If the Cirrus has an engine failure it becomes a glider. If there's no airports nearby you'll have to ditch in a field somewhere. There is a lot less redundancy in general aviation.

If you're a new pilot buying your first plane, having a parachute on the plane is a nice feature.

It's worth noting that all commercial aircraft that operate over water (so, the vast majority, excepting very small commercial aircraft and four-engine behemoths) have ETOPS ratings. [ETOPS, Extended-range Twin-engine Operations Performance Standards](https://en.wikipedia.org/wiki/ETOPS#:\~:text=ETOPS%20(%2Fi%CB%90%CB%88t%C9%92,%2Dengine%2Dinoperative%20flight%20conditions.) specifies the amount of time the aircraft can operate on a single engine, measured in minutes. ETOPS-180 is a pretty common rating.

Weight. Chutes are heavy and means more fuel use and less range with less people. Which means more flights, which means more planes, crew, maintenance, parts, landing fees etc.

It would be easier to strap a large parachute to the plane which has been done on small aircraft

I'm a licensed skydiver and the planes we jump out of go about 80 mph. Passenger airplanes go MUCH faster and higher than that and the wind speed alone would rip yer skin off.

also skydiving isn't exactly something that typical commercial airline passengers would ever be interested in doing. If you're not properly trained, you're gonna have a bad time.

There's no peer reviewed evidence that parachutes work https://www.ncbi.nlm.nih.gov/pmc/articles/PMC300808/

this is satire/trolling, not an answer.

Yes, I know, I thought it was obvious that it's a joke...

fair, but wasn’t obvious to me so i figured i’d share my findings for others who didn’t get the joke.

It is a truth universally acknowledged that a medical intervention justified by observational data must be in want of verification through a randomised controlled trial.

This was a great read. Thanks.

In other words (and more neutrally), there have not been any randomized controlled trials of parachute intervention, so we do not have data to say whether they would work or not.

Imagine being part of that experiment.

“Here’s your parachute. Hope you aren’t part of the control group!”

This is satirizing the view of people who feel observational studies - studies in which everyone is treated with the experimental medicine and the response of the entire group is evaluated - aren't clear enough or rigorous enough to prove that a drug works. True, these studies sometimes lack the clarity of a perfect randomized double-blind study, but as we see with the parachute, sometimes the results are pretty clear anyway. And in a life-or-death situation, no one wants to take the chance on a placebo. In other words, the "advocates of evidence based medicine" are being "challenged" with a little sarcasm. Inglis-Arkell 2014

People don't want to wear a facemask. Imagine a parachute. We are truly garbage.

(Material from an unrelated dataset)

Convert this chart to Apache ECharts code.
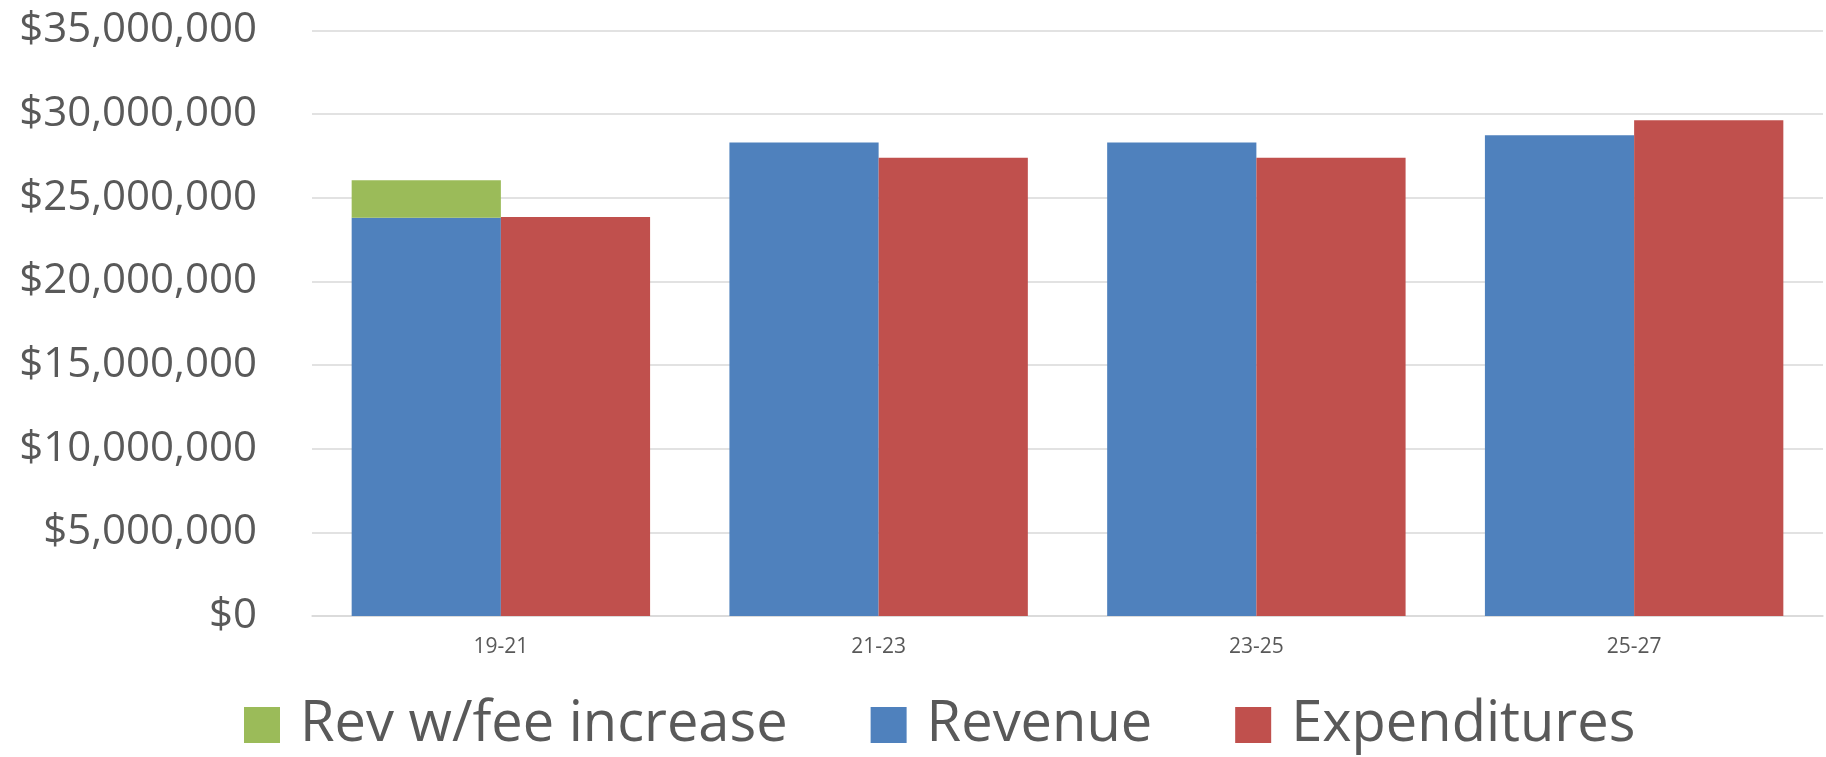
<!DOCTYPE html>
<html>
<head>
<meta charset="utf-8">
<script src="https://cdn.jsdelivr.net/npm/echarts@6/dist/echarts.min.js"></script>
<style>
html,body{margin:0;padding:0;background:#fff;}
#chart{width:1826px;height:757px;}
</style>
</head>
<body>
<div id="chart"></div>
<script>
const categories = ['19-21', '21-23', '23-25', '25-27'];
const revenue = [23810000, 28300000, 28300000, 28740000];
const feeIncrease = [2240000, null, null, null]; // added on top of revenue
const expenditures = [23850000, 27400000, 27400000, 29640000];
const yTicks = { min: 0, max: 35000000, interval: 5000000 };
const legendNames = ['Rev w/fee increase', 'Revenue', 'Expenditures'];

const chart = echarts.init(document.getElementById('chart'), null, { renderer: 'canvas' });
const font = '"Open Sans", "Noto Sans", sans-serif';
chart.setOption({
  animation: false,
  color: ['#4F81BD', '#9BBB59', '#C0504D'],
  grid: { left: 312, right: 3, top: 30.5, bottom: 141, containLabel: false },
  legend: {
    data: legendNames,
    left: 244,
    top: 697,
    itemWidth: 36,
    itemHeight: 36,
    itemGap: 83,
    icon: 'rect',
    padding: 0,
    textStyle: { fontFamily: font, fontSize: 56, lineHeight: 40, color: '#595959', padding: [0, 0, 0, 15] }
  },
  xAxis: {
    type: 'category',
    data: categories,
    axisLine: { show: true, lineStyle: { color: '#D9D9D9', width: 1.5 } },
    axisTick: { show: false },
    axisLabel: { fontFamily: font, fontSize: 21, color: '#595959', margin: 21 }
  },
  yAxis: {
    type: 'value',
    min: yTicks.min,
    max: yTicks.max,
    interval: yTicks.interval,
    axisLine: { show: false },
    axisTick: { show: false },
    splitLine: { lineStyle: { color: '#D9D9D9', width: 1.5 } },
    axisLabel: {
      fontFamily: font, fontSize: 42, color: '#595959', margin: 55,
      formatter: v => '$' + v.toLocaleString('en-US')
    }
  },
  series: [
    { name: 'Revenue', type: 'bar', stack: 'rev', data: revenue, barGap: '0%', barCategoryGap: '21%', itemStyle: { color: '#4F81BD' } },
    { name: 'Rev w/fee increase', type: 'bar', stack: 'rev', data: feeIncrease, itemStyle: { color: '#9BBB59' } },
    { name: 'Expenditures', type: 'bar', data: expenditures, barGap: '0%', barCategoryGap: '21%', itemStyle: { color: '#C0504D' } }
  ]
});
</script>
</body>
</html>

In addition to what others said about weight, training, the logistics of moving that many people at once, and other common sense problems; the most times (~80%) something goes wrong with airplanes is during takeoff or landing where you couldn't feasably safely jump out of the plane anyway reducing their effectiveness even further.

You're not counting children and babies, how will they go out? and besides all the passengers will have to be wearing the parachutes during the flight.

I SAW A VIDEO ABOUT THIS 20 MINUTES AGO

https://youtu.be/3i_RyiQ3-Ak

Hahaha I didn't think the odds for the life vest execution would be so bad, and that's way more simple than a parachute.